At the time I thought they were massive – I mean they were on a tour – selling out The Duchess – they had t-shirts and that – to me their message was reaching the people (and more power to them). I found my meandering words about them from that time – my inept sermon on politics and pop (I’m continuing it now) – and I focus on the slide show – the cut up images and slogans that accompanied their set – and there’s a line – written twenty five years ago – and it states simply that – it would be nice to imagine that everybody in Leeds who saw them that night- woke up and realised that things could change – and in my own strange way I enjoyed it for that political element.

They confronted in jangles and rhymes.

Nicky Wire has said of the band: "McCarthy - the great lost band of the '80s they redesigned my idea of politics and pop, it could be intelligent, it could be beautiful. They were frail, tragic, romantic idealists. The songs soothed your body but exercised your brain.
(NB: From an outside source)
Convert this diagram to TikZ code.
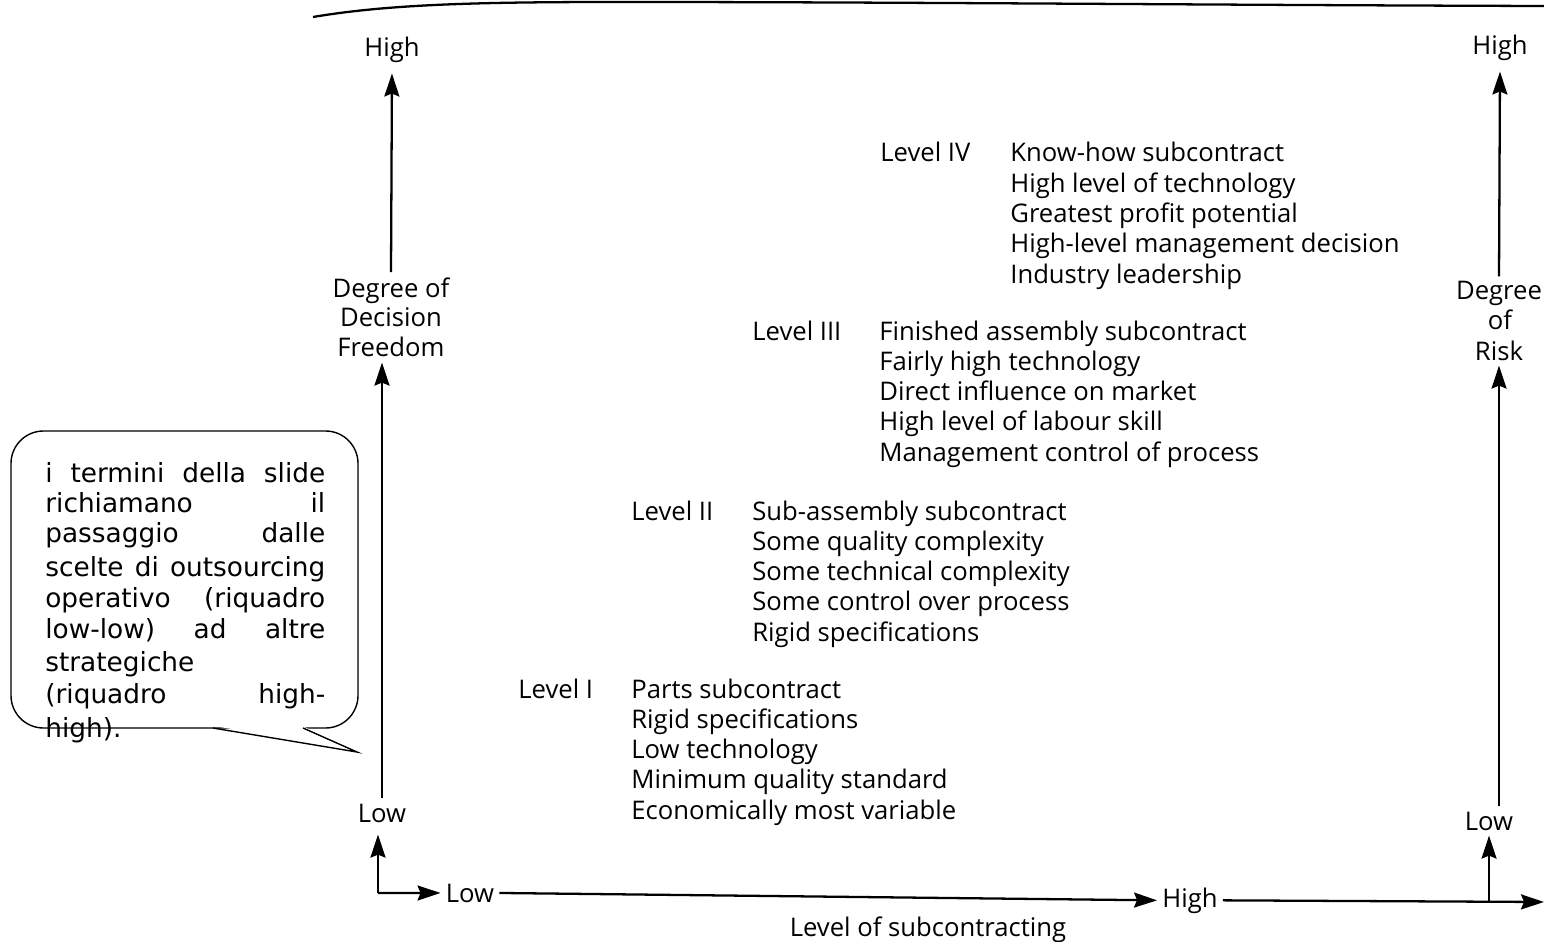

They were my education, my information and they are partly to blame for the realisation of the Manic Street Preachers.’ Once I would have considered that abhorent – but I’m glad Nicky Wire formed the Manics because of McCarthy. There’s always been a sense of opposition with the Preachers rock n roll.

Couldn’t fail to be really.

Maybe it was living through all of this and that – her sleights and mistrust of us – of an emerging selfishness in others – in ourselves maybe -  in this Northern town that politicised and energised us – caused argument and offence – shaped outlooks and opinions. All this youth power – not divided by gender – or gimmick felt so very real at that moment. And then came acid house – and we forgot our anger – we organised and caused chaos with grins on our faces. But they had us by then – they had us all where they wanted.

There was no going back.

Thatcher’s dead. There’s no going back. So let’s listen to McCarthy – we’re all bourgeois now aren’t we?